The tears, the pain, the realization that the end is now brings out such raw emotion. Sometimes we enjoy seasons so much we forget that they end. We enjoy watching certain players so much we forget someday they will play their last game. Sure, a few of us go on to play at the next level, but that only temporarily pushes back the inevitable.

March is maddening because in all of these games, we see both emotions at once - one team is celebrating, getting one step closer to immortality on the hardwood, while the losing team tries to hold back as many tears as possible as their dreams stay only dreams. It's the yin and the yang of sports.
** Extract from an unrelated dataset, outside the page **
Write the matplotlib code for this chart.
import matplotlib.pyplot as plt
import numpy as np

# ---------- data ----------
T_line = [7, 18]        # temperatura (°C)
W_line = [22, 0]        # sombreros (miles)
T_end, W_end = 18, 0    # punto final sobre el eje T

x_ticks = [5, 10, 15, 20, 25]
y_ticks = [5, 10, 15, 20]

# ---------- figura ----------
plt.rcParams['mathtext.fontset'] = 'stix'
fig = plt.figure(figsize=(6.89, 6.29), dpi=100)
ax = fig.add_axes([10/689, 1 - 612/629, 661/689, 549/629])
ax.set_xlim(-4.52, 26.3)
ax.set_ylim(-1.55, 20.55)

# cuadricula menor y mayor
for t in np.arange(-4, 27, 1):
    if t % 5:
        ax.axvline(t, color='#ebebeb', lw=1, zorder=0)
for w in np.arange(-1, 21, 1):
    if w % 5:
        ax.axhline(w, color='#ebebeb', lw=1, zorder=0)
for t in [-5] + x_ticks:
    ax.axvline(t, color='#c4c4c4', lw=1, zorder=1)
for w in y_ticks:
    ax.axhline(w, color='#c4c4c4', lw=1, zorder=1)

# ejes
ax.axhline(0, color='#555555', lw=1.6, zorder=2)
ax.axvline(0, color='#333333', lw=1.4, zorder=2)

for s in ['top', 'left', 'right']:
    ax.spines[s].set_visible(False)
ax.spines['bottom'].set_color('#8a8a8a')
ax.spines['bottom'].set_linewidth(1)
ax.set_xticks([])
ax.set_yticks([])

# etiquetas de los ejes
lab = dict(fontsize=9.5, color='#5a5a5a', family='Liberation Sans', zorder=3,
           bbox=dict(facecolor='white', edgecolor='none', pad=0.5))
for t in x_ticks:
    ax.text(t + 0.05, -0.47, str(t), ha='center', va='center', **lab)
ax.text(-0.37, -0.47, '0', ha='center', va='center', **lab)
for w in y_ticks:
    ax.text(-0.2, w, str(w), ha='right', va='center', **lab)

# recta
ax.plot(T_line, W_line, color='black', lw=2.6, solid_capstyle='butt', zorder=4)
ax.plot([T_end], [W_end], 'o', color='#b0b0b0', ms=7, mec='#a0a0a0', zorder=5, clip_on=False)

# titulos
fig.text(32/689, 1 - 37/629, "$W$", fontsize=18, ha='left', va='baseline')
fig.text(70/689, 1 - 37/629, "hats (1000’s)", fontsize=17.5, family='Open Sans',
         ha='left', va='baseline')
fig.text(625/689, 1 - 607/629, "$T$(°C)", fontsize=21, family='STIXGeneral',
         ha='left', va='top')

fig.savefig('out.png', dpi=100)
And I get to capture these moments. I get to hold a camera, a recorder for an interview. I get to meander through the crowd on the court in the postgame and feel the emotions emanating off of the players, coaches, parents, classmates and fans. It's the part of the job that I love the most. I'm literally sitting in the front row of the best local reality show. My love of it is not nefarious, however. I love seeing the raw power of emotion in those moments. The teaching moments of sports extend further than anything else I've witnessed in this life - and that includes the death of a spouse. Sports offer a litany of life lessons - hard work, teamwork, preparation, on-the-fly adjustments, perseverance, respect and how to handle defeat. If I've learned any lesson in this life, it's that life is simply not fair - but you have to find a way to move on, to continue. Life doesn't end when your prep sports career is over - it begins.

Many high school athletes have heard that phrase, but they really can't understand it until it's over. And once that process begins - sometimes in the middle of a game - they grow from a child to an adult. And that is what is most beautiful. That is what I love most about sports and the end of each season.